Via the omnipotent BoingBoing, a vicious indictment of NBC from a former Dateline producer:
Six Sigma–the methodology for the improvement of business processes that strives for 3.4 defects or fewer per million opportunities–was a somewhat mysterious symbol of management authority at every GE division. Six Sigma messages popped up on the screens of computers or in e-mail in-boxes every day. Six Sigma was out there, coming, unstoppable, like a comet or rural electrification. It was going to make everything better, and slowly it would claim employees in glazed-eyed conversions. Suddenly in the office down the hall a coworker would no longer laugh at the same old jokes. A grim smile suggested that he was on the lookout for snarky critics of the company. It was better to talk about the weather.

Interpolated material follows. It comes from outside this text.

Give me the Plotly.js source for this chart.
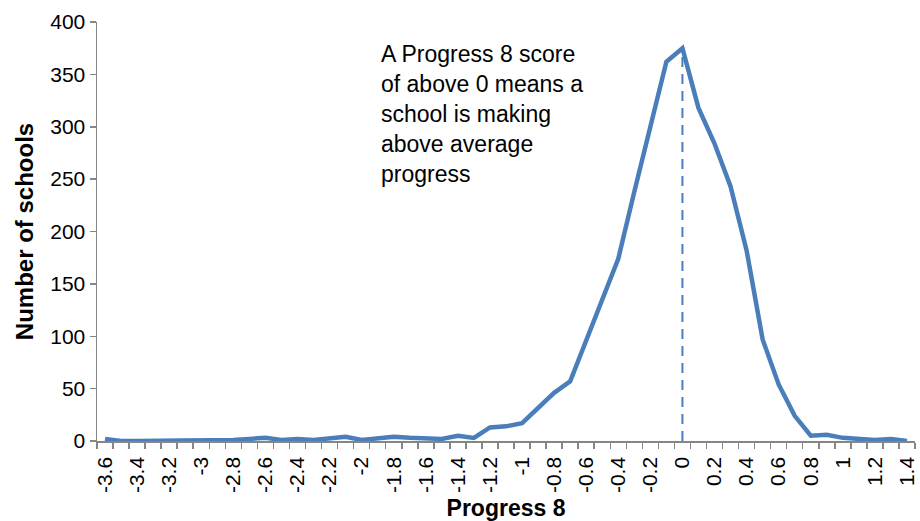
<!DOCTYPE html>
<html>
<head>
<meta charset="utf-8">
<script src="https://cdn.plot.ly/plotly-3.0.1.min.js"></script>
<style>
html, body { margin: 0; padding: 0; background: #ffffff; }
#chart { width: 920px; height: 521px; }
</style>
</head>
<body>
<div id="chart"></div>
<script>
// Progress 8 score bands (categories)
const progress8 = ["-3.6","-3.5","-3.4","-3.3","-3.2","-3.1","-3","-2.9","-2.8","-2.7",
  "-2.6","-2.5","-2.4","-2.3","-2.2","-2.1","-2","-1.9","-1.8","-1.7",
  "-1.6","-1.5","-1.4","-1.3","-1.2","-1.1","-1","-0.9","-0.8","-0.7",
  "-0.6","-0.5","-0.4","-0.3","-0.2","-0.1","0","0.1","0.2","0.3",
  "0.4","0.5","0.6","0.7","0.8","0.9","1","1.1","1.2","1.3","1.4"];

// Number of schools in each band
const schools = [2,0,0,0,0,1,1,0,1,2,
  3,1,2,1,3,4,1,3,4,3,
  2,2,5,3,13,14,17,32,46,57,
  97,136,174,238,300,362,375,318,284,243,
  182,97,54,24,5,6,3,2,1,2,0];

// Labelled ticks on the x axis
const tickLabels = ["-3.6","-3.4","-3.2","-3","-2.8","-2.6","-2.4","-2.2","-2","-1.8",
  "-1.6","-1.4","-1.2","-1","-0.8","-0.6","-0.4","-0.2","0","0.2",
  "0.4","0.6","0.8","1","1.2","1.4"];

// Reference score marked by the dashed line
const referenceScore = "0";

const noteLines = ["A Progress 8 score", "of above 0 means a", "school is making", "above average", "progress"];

const xVals = progress8.map(Number);
const refIdx = progress8.indexOf(referenceScore);

const blue = "#4a7ebb";
const axisGray = "#868686";
const fontFam = "Liberation Sans, Arial, sans-serif";

const traces = [
  {
    x: [xVals[refIdx], xVals[refIdx]],
    y: [0, schools[refIdx]],
    type: "scatter",
    mode: "lines",
    line: { color: blue, width: 2, dash: "10px,7px" },
    hoverinfo: "skip",
    showlegend: false
  },
  {
    x: xVals,
    y: schools,
    type: "scatter",
    mode: "lines",
    line: { color: blue, width: 4.5 },
    showlegend: false
  }
];

const layout = {
  width: 920,
  height: 521,
  margin: { l: 97, r: 5, t: 22, b: 80 },
  paper_bgcolor: "#ffffff",
  plot_bgcolor: "#ffffff",
  showlegend: false,
  font: { family: fontFam, color: "#000000" },
  xaxis: {
    range: [-3.65, 1.45],
    tickvals: tickLabels.map(Number),
    ticktext: tickLabels,
    tickangle: -90,
    ticks: "outside",
    ticklen: 6,
    tickcolor: "rgba(0,0,0,0)",
    ticklabeloverflow: "allow",
    showline: true,
    linecolor: axisGray,
    linewidth: 1.5,
    showgrid: false,
    zeroline: false,
    tickfont: { family: fontFam, size: 21, color: "#000000" },
    minor: { tick0: -3.65, dtick: 0.1, ticks: "outside", ticklen: 6, tickcolor: axisGray, tickwidth: 1.5, showgrid: false },
    title: { text: "Progress 8", font: { family: fontFam, size: 23, weight: "bold", color: "#000000" }, standoff: 17 }
  },
  yaxis: {
    range: [0, 400],
    dtick: 50,
    tick0: 0,
    ticks: "outside",
    ticklen: 6,
    tickwidth: 1.5,
    tickcolor: axisGray,
    showline: true,
    linecolor: axisGray,
    linewidth: 1.5,
    showgrid: false,
    zeroline: false,
    tickfont: { family: fontFam, size: 21, color: "#000000" },
    title: { text: "Number of schools", font: { family: fontFam, size: 24, weight: "bold", color: "#000000" }, standoff: 10 }
  },
  annotations: [
    {
      xref: "paper", yref: "paper",
      x: 0.345, y: 0.96,
      xanchor: "left", yanchor: "top",
      align: "left",
      showarrow: false,
      text: noteLines.join("<br>"),
      font: { family: fontFam, size: 23, color: "#000000" }
    }
  ]
};

Plotly.newPlot("chart", traces, layout, { displayModeBar: false, staticPlot: true });
</script>
</body>
</html>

While Six Sigma’s goal-oriented blather and obsession with measuring everything was jarring, it was also weirdly familiar, inasmuch as it was strikingly reminiscent of my college Maoism I class. Mao seemed to be a good model for Jack Welch and his Six Sigma foot soldiers; Six Sigma’s “Champions” and “Black Belts” were Mao’s “Cadres” and “Squad Leaders.”
Finding such comparisons was how I kept from slipping into a coma during dozens of NBC employee training sessions where we were told not to march in political demonstrations of any kind, not to take gifts from anyone, and not to give gifts to anyone. At mandatory, hours-long “ethics training” meetings we would watch in-house videos that brought all the drama and depth of a driver’s-education film to stories of smiling, swaggering employees (bad) who bought cases of wine for business associates on their expense accounts, while the thoughtful, cautious employees (good) never picked up a check, but volunteered to stay at the Red Roof Inn in pursuit of “shareholder value.”
To me, the term “shareholder value” sounded like Mao’s “right path,” although this was not something I shared at the employee reëducation meetings. As funny as it seemed to me, the idea that GE was a multinational corporate front for Maoism was not a very widespread or popular view around NBC.
Well, Jack Welch was big on China’s bestseller lists a couple of years ago (and is no doubt widely available in major Chinese airports even today). So I daresay its reciprocal. Especially considering China also has dinosaur network news, mind-numbing indoctrination (I’d point out alot of Six Sigma advocates actually call it, without shame, “indoctrination”) and bitter and snarky journalists.
Finally, it’s worth noting that GE was totally cool with Alec Baldwin playing Jack Donaghy, Vice President of NBC’s East Coast Television and Microwave Programming, on 30 Rock, talking about management training and NBC television being a wholly owned subsidiary of the Sheinhardt Wig Company. Just as long as it didn’t show up on NBC Nightly News, though. That sort of talk belongs only in comedy.